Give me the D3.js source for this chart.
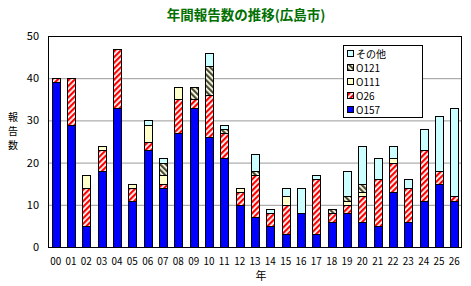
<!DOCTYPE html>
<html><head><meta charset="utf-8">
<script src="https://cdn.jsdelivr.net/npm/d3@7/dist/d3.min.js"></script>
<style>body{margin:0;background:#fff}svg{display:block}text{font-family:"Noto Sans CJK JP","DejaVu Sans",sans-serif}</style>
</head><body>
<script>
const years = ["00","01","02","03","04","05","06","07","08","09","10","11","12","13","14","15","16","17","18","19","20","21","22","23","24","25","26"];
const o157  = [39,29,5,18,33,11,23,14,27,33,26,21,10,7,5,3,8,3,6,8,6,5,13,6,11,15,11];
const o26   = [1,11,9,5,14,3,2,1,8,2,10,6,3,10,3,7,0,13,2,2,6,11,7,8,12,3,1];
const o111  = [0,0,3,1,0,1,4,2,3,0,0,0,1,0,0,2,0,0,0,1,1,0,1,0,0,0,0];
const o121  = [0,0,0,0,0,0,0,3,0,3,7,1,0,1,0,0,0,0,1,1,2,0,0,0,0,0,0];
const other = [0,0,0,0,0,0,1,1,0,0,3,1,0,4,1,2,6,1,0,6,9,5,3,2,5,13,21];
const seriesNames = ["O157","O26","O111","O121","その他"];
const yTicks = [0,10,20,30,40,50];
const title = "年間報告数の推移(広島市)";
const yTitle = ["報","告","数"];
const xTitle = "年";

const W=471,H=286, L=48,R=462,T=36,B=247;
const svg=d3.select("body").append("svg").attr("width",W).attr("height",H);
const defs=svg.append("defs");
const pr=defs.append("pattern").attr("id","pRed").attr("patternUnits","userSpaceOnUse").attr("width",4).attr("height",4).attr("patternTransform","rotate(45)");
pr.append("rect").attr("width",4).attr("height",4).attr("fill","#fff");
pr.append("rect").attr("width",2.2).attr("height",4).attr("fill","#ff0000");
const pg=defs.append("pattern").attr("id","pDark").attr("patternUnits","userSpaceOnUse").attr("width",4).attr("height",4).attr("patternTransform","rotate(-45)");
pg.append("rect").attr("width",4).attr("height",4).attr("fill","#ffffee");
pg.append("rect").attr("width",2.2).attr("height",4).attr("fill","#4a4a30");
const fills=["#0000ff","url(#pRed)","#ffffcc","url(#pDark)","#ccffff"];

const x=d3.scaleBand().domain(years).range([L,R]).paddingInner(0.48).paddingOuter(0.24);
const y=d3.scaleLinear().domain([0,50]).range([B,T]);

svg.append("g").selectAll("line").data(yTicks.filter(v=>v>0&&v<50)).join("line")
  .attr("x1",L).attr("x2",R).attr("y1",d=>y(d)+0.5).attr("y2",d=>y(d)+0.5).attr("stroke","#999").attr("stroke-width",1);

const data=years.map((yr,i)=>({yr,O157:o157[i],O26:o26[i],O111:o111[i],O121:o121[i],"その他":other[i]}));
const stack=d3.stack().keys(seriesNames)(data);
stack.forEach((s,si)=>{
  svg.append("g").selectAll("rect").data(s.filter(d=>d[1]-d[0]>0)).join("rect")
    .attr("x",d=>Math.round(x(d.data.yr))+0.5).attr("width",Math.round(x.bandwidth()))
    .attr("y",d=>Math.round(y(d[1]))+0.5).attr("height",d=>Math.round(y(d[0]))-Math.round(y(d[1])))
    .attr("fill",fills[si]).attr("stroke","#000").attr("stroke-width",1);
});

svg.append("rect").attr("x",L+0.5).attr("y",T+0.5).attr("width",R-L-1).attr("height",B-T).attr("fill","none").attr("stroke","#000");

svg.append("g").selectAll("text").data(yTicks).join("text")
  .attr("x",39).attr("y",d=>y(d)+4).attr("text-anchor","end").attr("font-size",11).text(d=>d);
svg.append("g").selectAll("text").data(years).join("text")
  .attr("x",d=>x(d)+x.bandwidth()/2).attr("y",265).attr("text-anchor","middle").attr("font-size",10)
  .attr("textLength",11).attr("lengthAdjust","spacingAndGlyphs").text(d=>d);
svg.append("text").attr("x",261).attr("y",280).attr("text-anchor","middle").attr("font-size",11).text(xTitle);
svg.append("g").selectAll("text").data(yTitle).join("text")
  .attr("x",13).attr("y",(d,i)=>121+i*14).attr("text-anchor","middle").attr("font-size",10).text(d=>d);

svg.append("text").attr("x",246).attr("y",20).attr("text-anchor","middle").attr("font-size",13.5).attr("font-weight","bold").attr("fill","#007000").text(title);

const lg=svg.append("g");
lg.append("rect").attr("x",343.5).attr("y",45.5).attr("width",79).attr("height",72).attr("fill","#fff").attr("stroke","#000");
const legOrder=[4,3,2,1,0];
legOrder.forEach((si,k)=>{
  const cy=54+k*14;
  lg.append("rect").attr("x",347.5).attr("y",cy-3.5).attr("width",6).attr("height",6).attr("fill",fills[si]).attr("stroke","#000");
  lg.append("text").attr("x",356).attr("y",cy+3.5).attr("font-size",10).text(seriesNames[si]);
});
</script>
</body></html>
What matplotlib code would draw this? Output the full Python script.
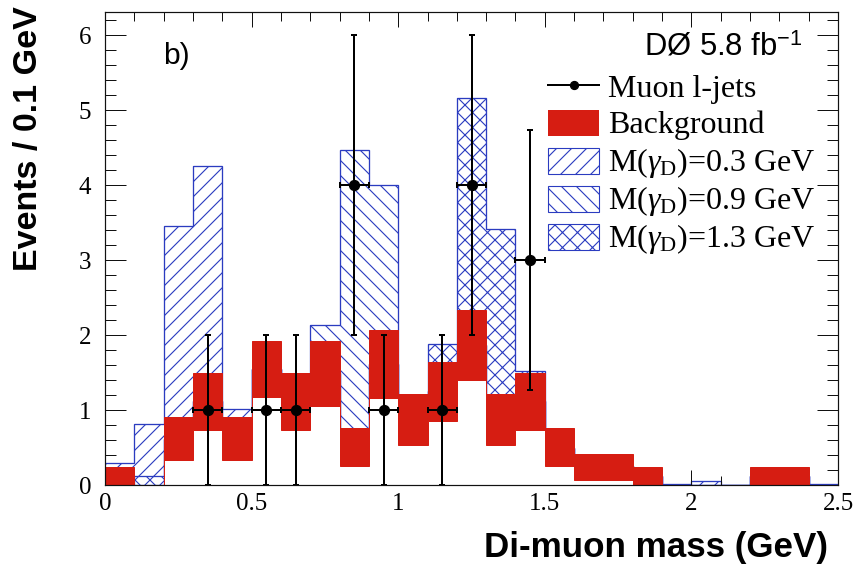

++++++++

- _Problem_:
Restate the data above exactly, stripping out each image.

- _Complete answer_:
Give me the D3.js source for this chart.
<!DOCTYPE html>
<html><head><meta charset="utf-8">
<script src="https://cdn.jsdelivr.net/npm/d3@7/dist/d3.min.js"></script>
<style>body{margin:0;background:#fff}svg{display:block}text{font-family:"Noto Sans CJK JP","DejaVu Sans",sans-serif}</style>
</head><body>
<script>
const years = ["00","01","02","03","04","05","06","07","08","09","10","11","12","13","14","15","16","17","18","19","20","21","22","23","24","25","26"];
const o157  = [39,29,5,18,33,11,23,14,27,33,26,21,10,7,5,3,8,3,6,8,6,5,13,6,11,15,11];
const o26   = [1,11,9,5,14,3,2,1,8,2,10,6,3,10,3,7,0,13,2,2,6,11,7,8,12,3,1];
const o111  = [0,0,3,1,0,1,4,2,3,0,0,0,1,0,0,2,0,0,0,1,1,0,1,0,0,0,0];
const o121  = [0,0,0,0,0,0,0,3,0,3,7,1,0,1,0,0,0,0,1,1,2,0,0,0,0,0,0];
const other = [0,0,0,0,0,0,1,1,0,0,3,1,0,4,1,2,6,1,0,6,9,5,3,2,5,13,21];
const seriesNames = ["O157","O26","O111","O121","その他"];
const yTicks = [0,10,20,30,40,50];
const title = "年間報告数の推移(広島市)";
const yTitle = ["報","告","数"];
const xTitle = "年";

const W=471,H=286, L=48,R=462,T=36,B=247;
const svg=d3.select("body").append("svg").attr("width",W).attr("height",H);
const defs=svg.append("defs");
const pr=defs.append("pattern").attr("id","pRed").attr("patternUnits","userSpaceOnUse").attr("width",4).attr("height",4).attr("patternTransform","rotate(45)");
pr.append("rect").attr("width",4).attr("height",4).attr("fill","#fff");
pr.append("rect").attr("width",2.2).attr("height",4).attr("fill","#ff0000");
const pg=defs.append("pattern").attr("id","pDark").attr("patternUnits","userSpaceOnUse").attr("width",4).attr("height",4).attr("patternTransform","rotate(-45)");
pg.append("rect").attr("width",4).attr("height",4).attr("fill","#ffffee");
pg.append("rect").attr("width",2.2).attr("height",4).attr("fill","#4a4a30");
const fills=["#0000ff","url(#pRed)","#ffffcc","url(#pDark)","#ccffff"];

const x=d3.scaleBand().domain(years).range([L,R]).paddingInner(0.48).paddingOuter(0.24);
const y=d3.scaleLinear().domain([0,50]).range([B,T]);

svg.append("g").selectAll("line").data(yTicks.filter(v=>v>0&&v<50)).join("line")
  .attr("x1",L).attr("x2",R).attr("y1",d=>y(d)+0.5).attr("y2",d=>y(d)+0.5).attr("stroke","#999").attr("stroke-width",1);

const data=years.map((yr,i)=>({yr,O157:o157[i],O26:o26[i],O111:o111[i],O121:o121[i],"その他":other[i]}));
const stack=d3.stack().keys(seriesNames)(data);
stack.forEach((s,si)=>{
  svg.append("g").selectAll("rect").data(s.filter(d=>d[1]-d[0]>0)).join("rect")
    .attr("x",d=>Math.round(x(d.data.yr))+0.5).attr("width",Math.round(x.bandwidth()))
    .attr("y",d=>Math.round(y(d[1]))+0.5).attr("height",d=>Math.round(y(d[0]))-Math.round(y(d[1])))
    .attr("fill",fills[si]).attr("stroke","#000").attr("stroke-width",1);
});

svg.append("rect").attr("x",L+0.5).attr("y",T+0.5).attr("width",R-L-1).attr("height",B-T).attr("fill","none").attr("stroke","#000");

svg.append("g").selectAll("text").data(yTicks).join("text")
  .attr("x",39).attr("y",d=>y(d)+4).attr("text-anchor","end").attr("font-size",11).text(d=>d);
svg.append("g").selectAll("text").data(years).join("text")
  .attr("x",d=>x(d)+x.bandwidth()/2).attr("y",265).attr("text-anchor","middle").attr("font-size",10)
  .attr("textLength",11).attr("lengthAdjust","spacingAndGlyphs").text(d=>d);
svg.append("text").attr("x",261).attr("y",280).attr("text-anchor","middle").attr("font-size",11).text(xTitle);
svg.append("g").selectAll("text").data(yTitle).join("text")
  .attr("x",13).attr("y",(d,i)=>121+i*14).attr("text-anchor","middle").attr("font-size",10).text(d=>d);

svg.append("text").attr("x",246).attr("y",20).attr("text-anchor","middle").attr("font-size",13.5).attr("font-weight","bold").attr("fill","#007000").text(title);

const lg=svg.append("g");
lg.append("rect").attr("x",343.5).attr("y",45.5).attr("width",79).attr("height",72).attr("fill","#fff").attr("stroke","#000");
const legOrder=[4,3,2,1,0];
legOrder.forEach((si,k)=>{
  const cy=54+k*14;
  lg.append("rect").attr("x",347.5).attr("y",cy-3.5).attr("width",6).attr("height",6).attr("fill",fills[si]).attr("stroke","#000");
  lg.append("text").attr("x",356).attr("y",cy+3.5).attr("font-size",10).text(seriesNames[si]);
});
</script>
</body></html>
What matplotlib code would draw this? Output the full Python script.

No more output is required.